### Recorded information
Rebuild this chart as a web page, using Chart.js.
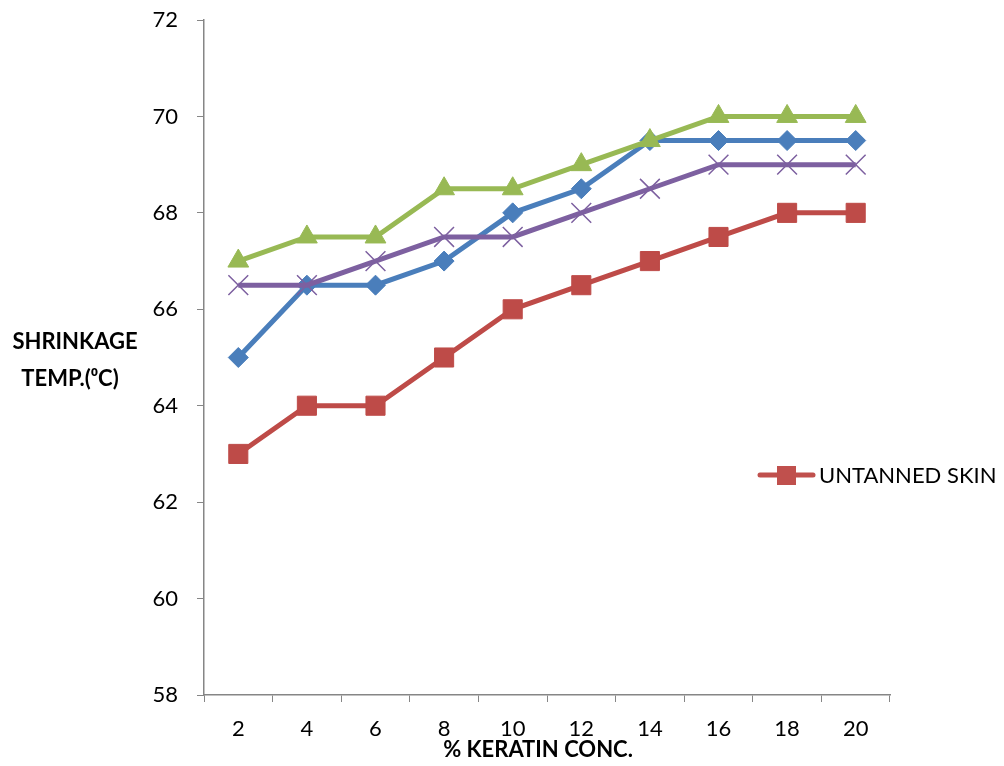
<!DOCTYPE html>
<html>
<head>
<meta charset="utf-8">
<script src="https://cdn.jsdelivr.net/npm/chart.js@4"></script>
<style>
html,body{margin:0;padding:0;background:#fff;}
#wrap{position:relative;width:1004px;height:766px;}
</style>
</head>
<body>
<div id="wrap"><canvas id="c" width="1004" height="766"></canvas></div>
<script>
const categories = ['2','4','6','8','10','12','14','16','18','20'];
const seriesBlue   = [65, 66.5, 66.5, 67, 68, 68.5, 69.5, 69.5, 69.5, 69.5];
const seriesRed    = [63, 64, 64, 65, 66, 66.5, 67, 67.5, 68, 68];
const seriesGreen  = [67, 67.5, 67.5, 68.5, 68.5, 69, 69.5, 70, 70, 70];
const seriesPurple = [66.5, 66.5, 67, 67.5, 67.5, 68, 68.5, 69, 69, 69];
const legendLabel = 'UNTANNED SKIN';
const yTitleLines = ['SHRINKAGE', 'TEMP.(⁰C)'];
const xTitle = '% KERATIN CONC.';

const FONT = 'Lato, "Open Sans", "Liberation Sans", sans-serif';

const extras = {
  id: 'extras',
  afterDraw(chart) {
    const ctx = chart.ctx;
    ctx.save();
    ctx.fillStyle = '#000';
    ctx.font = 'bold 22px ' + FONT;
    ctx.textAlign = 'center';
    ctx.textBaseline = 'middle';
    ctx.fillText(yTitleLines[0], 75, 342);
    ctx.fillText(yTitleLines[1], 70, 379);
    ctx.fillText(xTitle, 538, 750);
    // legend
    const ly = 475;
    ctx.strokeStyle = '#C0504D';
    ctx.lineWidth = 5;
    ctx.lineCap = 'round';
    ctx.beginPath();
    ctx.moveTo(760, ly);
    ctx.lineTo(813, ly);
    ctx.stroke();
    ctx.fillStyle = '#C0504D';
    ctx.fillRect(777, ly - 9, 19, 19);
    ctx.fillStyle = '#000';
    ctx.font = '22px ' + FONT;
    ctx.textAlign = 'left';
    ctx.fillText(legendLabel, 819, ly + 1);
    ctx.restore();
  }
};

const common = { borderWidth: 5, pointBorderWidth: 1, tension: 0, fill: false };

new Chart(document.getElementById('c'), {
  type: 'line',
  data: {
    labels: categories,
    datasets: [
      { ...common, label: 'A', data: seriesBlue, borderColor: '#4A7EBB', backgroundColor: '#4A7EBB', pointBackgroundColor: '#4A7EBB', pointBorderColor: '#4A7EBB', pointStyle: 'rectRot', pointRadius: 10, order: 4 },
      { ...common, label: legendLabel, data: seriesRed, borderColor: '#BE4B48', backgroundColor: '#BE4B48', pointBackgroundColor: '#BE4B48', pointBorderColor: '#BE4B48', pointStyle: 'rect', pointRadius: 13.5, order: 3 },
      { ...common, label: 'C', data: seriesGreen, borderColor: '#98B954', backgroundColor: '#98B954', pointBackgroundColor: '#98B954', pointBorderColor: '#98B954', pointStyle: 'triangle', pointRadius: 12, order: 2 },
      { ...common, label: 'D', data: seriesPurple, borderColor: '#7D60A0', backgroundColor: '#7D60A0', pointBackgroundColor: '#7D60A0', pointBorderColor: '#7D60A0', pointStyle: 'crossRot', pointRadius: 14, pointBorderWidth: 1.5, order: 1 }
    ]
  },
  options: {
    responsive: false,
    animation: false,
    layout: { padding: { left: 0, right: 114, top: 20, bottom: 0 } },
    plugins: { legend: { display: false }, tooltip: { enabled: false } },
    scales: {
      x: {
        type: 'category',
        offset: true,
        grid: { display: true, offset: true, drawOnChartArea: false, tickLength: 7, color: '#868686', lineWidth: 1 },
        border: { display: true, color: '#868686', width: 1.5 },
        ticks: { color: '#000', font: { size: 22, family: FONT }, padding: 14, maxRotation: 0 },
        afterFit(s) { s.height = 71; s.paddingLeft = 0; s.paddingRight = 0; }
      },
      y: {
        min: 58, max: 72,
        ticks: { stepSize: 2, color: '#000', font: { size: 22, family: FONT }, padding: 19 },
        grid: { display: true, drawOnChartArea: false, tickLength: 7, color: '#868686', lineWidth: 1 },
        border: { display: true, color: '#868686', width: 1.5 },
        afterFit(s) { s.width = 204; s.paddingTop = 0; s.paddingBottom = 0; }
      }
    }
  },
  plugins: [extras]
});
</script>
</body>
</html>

### What needs to be done
Would you reproduce the lines above, from the very first through the line containing "0, fill: false", exactly and without the pictures?

### Completed exercise
Rebuild this chart as a web page, using Chart.js.
<!DOCTYPE html>
<html>
<head>
<meta charset="utf-8">
<script src="https://cdn.jsdelivr.net/npm/chart.js@4"></script>
<style>
html,body{margin:0;padding:0;background:#fff;}
#wrap{position:relative;width:1004px;height:766px;}
</style>
</head>
<body>
<div id="wrap"><canvas id="c" width="1004" height="766"></canvas></div>
<script>
const categories = ['2','4','6','8','10','12','14','16','18','20'];
const seriesBlue   = [65, 66.5, 66.5, 67, 68, 68.5, 69.5, 69.5, 69.5, 69.5];
const seriesRed    = [63, 64, 64, 65, 66, 66.5, 67, 67.5, 68, 68];
const seriesGreen  = [67, 67.5, 67.5, 68.5, 68.5, 69, 69.5, 70, 70, 70];
const seriesPurple = [66.5, 66.5, 67, 67.5, 67.5, 68, 68.5, 69, 69, 69];
const legendLabel = 'UNTANNED SKIN';
const yTitleLines = ['SHRINKAGE', 'TEMP.(⁰C)'];
const xTitle = '% KERATIN CONC.';

const FONT = 'Lato, "Open Sans", "Liberation Sans", sans-serif';

const extras = {
  id: 'extras',
  afterDraw(chart) {
    const ctx = chart.ctx;
    ctx.save();
    ctx.fillStyle = '#000';
    ctx.font = 'bold 22px ' + FONT;
    ctx.textAlign = 'center';
    ctx.textBaseline = 'middle';
    ctx.fillText(yTitleLines[0], 75, 342);
    ctx.fillText(yTitleLines[1], 70, 379);
    ctx.fillText(xTitle, 538, 750);
    // legend
    const ly = 475;
    ctx.strokeStyle = '#C0504D';
    ctx.lineWidth = 5;
    ctx.lineCap = 'round';
    ctx.beginPath();
    ctx.moveTo(760, ly);
    ctx.lineTo(813, ly);
    ctx.stroke();
    ctx.fillStyle = '#C0504D';
    ctx.fillRect(777, ly - 9, 19, 19);
    ctx.fillStyle = '#000';
    ctx.font = '22px ' + FONT;
    ctx.textAlign = 'left';
    ctx.fillText(legendLabel, 819, ly + 1);
    ctx.restore();
  }
};

const common = { borderWidth: 5, pointBorderWidth: 1, tension: 0, fill: false };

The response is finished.